» Brief
Transcribe only the part of the material below that begins at the line containing "Emit a Python" and ends at the line containing "from matplotlib.ticker import MultipleLocator", with both kept and images left out.

--- begin ---

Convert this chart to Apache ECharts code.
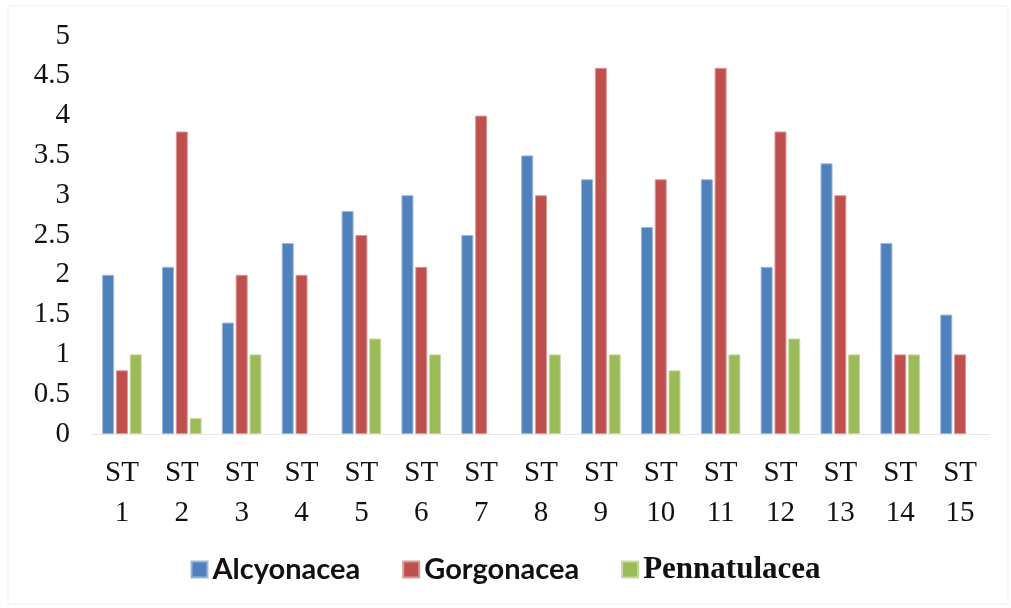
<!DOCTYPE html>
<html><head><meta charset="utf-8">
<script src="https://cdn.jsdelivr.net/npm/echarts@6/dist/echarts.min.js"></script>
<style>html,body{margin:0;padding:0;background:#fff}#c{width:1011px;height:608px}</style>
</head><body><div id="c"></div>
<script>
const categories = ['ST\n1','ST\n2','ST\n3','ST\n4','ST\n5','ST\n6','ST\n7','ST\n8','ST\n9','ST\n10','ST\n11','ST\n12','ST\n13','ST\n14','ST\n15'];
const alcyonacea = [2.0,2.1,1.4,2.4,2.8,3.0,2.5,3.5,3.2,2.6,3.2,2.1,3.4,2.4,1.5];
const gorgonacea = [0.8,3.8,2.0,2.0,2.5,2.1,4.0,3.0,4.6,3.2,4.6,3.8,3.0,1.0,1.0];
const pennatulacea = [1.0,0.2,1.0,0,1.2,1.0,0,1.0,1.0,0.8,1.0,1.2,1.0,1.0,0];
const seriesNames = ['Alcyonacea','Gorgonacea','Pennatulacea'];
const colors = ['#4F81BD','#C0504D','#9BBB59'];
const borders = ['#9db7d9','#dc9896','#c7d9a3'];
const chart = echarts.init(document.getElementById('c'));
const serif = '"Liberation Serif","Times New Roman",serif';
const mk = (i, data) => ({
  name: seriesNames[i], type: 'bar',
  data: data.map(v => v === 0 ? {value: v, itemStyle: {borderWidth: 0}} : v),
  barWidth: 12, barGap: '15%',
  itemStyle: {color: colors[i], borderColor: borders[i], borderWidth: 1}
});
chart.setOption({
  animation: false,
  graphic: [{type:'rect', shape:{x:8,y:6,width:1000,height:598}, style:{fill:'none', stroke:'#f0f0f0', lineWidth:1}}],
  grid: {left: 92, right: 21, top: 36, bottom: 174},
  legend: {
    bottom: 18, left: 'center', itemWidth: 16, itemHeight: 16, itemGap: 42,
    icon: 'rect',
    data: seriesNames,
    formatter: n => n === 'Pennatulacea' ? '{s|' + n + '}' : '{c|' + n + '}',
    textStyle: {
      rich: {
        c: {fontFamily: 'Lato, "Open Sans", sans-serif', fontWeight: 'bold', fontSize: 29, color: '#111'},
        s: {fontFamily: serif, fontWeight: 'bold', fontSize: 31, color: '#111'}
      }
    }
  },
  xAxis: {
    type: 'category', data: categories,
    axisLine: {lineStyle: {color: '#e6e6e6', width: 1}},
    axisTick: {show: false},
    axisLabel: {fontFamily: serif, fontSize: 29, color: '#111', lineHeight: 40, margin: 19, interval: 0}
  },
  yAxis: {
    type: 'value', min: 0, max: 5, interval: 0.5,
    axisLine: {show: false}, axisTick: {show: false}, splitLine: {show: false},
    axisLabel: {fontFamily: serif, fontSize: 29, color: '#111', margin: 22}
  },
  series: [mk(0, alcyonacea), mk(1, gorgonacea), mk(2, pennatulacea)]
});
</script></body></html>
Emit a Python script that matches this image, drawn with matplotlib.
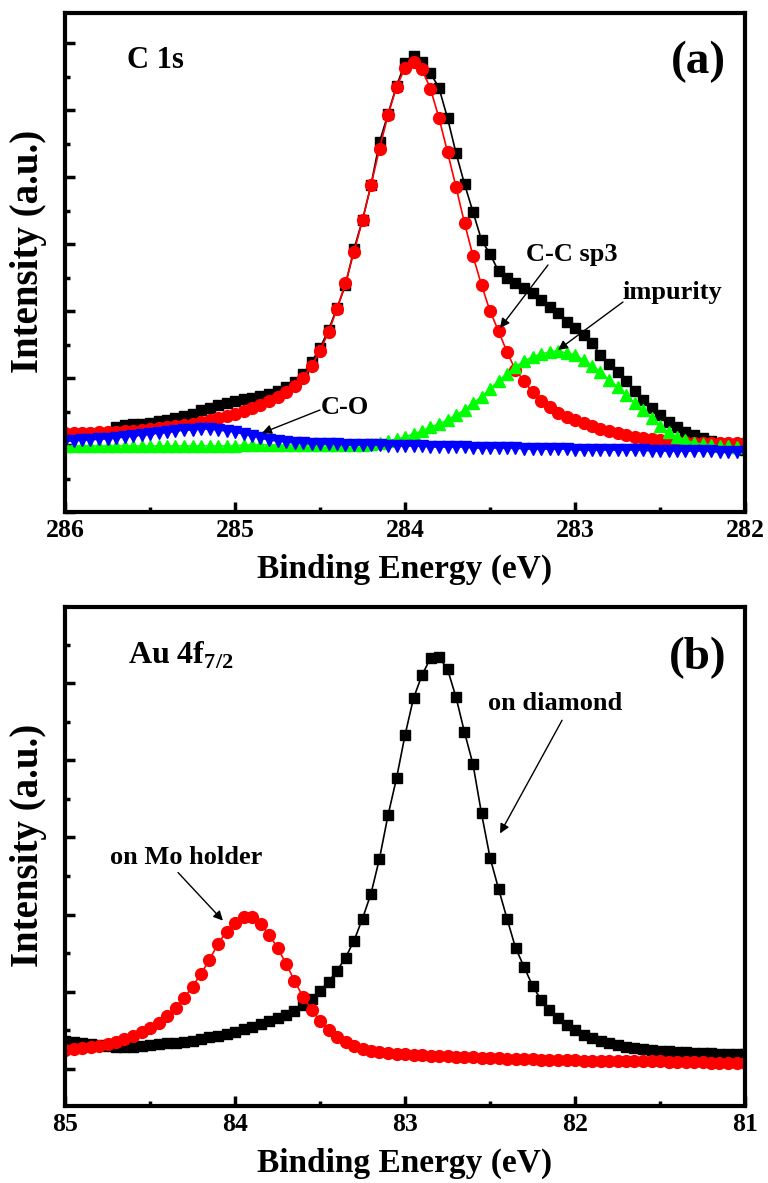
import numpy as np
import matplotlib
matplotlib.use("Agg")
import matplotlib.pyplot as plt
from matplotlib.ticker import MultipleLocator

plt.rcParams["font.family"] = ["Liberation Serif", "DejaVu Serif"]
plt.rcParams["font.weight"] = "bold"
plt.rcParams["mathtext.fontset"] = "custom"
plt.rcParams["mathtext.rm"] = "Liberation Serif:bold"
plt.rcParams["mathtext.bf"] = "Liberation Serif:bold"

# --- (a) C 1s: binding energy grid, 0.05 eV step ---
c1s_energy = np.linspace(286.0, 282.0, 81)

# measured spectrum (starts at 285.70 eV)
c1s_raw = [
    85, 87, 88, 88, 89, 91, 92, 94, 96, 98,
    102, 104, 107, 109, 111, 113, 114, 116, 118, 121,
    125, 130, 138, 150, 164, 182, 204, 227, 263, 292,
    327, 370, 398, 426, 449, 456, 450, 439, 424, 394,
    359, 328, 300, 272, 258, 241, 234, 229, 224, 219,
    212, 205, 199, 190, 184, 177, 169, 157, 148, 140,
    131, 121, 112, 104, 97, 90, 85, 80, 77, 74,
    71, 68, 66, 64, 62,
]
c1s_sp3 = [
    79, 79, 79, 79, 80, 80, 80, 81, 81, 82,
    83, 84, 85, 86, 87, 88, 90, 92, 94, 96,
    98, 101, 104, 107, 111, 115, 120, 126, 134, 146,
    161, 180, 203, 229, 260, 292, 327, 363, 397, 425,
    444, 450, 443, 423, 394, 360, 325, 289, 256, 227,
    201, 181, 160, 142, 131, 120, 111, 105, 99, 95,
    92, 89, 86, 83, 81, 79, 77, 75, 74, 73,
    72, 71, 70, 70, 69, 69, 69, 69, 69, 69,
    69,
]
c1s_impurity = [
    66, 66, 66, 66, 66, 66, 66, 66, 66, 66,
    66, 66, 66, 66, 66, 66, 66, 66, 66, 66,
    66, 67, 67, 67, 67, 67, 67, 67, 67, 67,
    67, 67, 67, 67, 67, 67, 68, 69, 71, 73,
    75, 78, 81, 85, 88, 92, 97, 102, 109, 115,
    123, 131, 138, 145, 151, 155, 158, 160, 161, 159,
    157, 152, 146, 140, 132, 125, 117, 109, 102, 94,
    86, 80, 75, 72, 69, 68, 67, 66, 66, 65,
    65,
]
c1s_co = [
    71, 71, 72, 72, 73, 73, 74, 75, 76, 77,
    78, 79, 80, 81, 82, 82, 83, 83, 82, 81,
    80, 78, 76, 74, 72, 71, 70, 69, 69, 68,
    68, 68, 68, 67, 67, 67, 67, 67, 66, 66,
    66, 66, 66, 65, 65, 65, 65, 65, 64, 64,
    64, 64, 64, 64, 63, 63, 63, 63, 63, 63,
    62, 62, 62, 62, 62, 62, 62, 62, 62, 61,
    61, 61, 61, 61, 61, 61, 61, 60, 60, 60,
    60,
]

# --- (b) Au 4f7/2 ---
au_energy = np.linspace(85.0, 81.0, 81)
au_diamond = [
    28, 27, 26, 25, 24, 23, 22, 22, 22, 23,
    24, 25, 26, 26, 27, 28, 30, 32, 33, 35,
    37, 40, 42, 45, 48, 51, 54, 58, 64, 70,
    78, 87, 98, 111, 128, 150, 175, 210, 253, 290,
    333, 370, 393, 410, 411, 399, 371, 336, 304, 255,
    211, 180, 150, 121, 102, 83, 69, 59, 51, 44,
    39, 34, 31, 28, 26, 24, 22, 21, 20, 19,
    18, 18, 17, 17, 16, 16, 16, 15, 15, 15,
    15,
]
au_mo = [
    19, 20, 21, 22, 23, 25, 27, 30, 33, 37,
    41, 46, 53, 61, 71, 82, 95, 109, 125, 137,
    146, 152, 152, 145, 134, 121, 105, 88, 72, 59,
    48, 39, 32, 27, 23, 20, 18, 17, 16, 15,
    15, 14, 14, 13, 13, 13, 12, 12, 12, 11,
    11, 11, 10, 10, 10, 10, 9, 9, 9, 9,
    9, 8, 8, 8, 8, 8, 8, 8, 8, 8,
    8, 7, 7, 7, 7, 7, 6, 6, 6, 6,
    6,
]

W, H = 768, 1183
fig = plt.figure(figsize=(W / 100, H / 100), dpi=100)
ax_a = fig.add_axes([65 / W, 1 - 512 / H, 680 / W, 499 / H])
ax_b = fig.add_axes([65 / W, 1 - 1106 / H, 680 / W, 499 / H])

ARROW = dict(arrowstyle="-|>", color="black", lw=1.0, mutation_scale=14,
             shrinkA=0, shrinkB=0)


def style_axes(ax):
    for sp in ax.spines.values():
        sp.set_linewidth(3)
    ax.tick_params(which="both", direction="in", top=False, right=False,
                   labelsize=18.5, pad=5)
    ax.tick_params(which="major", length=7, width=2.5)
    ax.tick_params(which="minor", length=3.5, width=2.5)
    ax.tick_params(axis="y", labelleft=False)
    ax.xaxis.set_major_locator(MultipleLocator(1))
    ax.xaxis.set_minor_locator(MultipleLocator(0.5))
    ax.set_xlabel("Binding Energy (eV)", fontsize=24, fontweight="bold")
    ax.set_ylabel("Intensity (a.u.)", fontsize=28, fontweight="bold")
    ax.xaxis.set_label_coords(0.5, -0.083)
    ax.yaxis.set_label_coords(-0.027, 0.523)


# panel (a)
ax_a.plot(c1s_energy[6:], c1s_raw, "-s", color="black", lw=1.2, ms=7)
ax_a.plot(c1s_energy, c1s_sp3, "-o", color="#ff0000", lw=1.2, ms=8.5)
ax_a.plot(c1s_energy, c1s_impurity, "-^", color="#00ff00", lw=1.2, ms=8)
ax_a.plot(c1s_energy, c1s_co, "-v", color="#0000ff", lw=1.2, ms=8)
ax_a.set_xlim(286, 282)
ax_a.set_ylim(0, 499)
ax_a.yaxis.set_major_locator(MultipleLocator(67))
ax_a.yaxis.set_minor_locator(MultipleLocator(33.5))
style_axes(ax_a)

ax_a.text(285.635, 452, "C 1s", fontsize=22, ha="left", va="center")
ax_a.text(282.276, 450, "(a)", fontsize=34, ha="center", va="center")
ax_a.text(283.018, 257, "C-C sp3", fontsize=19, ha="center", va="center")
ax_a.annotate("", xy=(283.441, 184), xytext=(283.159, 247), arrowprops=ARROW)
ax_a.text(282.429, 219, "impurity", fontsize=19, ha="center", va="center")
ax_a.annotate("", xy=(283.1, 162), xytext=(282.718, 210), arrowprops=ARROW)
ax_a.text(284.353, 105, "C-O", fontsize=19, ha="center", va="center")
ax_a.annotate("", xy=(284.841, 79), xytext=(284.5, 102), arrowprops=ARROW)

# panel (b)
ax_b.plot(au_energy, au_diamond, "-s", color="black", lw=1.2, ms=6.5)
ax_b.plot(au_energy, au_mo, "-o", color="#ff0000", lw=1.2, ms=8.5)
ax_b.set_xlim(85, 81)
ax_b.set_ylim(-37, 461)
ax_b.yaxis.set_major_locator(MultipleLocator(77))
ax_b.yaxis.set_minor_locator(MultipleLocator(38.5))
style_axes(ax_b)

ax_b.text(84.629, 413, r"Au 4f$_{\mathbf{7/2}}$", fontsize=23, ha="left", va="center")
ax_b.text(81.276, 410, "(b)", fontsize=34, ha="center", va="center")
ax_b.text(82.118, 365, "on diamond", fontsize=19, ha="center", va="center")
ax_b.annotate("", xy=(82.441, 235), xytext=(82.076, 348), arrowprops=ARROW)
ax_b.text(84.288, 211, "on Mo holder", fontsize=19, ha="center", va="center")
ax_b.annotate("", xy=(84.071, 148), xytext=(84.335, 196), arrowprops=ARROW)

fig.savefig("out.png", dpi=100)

--- end ---

» Response to this task
Emit a Python script that matches this image, drawn with matplotlib.
import numpy as np
import matplotlib
matplotlib.use("Agg")
import matplotlib.pyplot as plt
from matplotlib.ticker import MultipleLocator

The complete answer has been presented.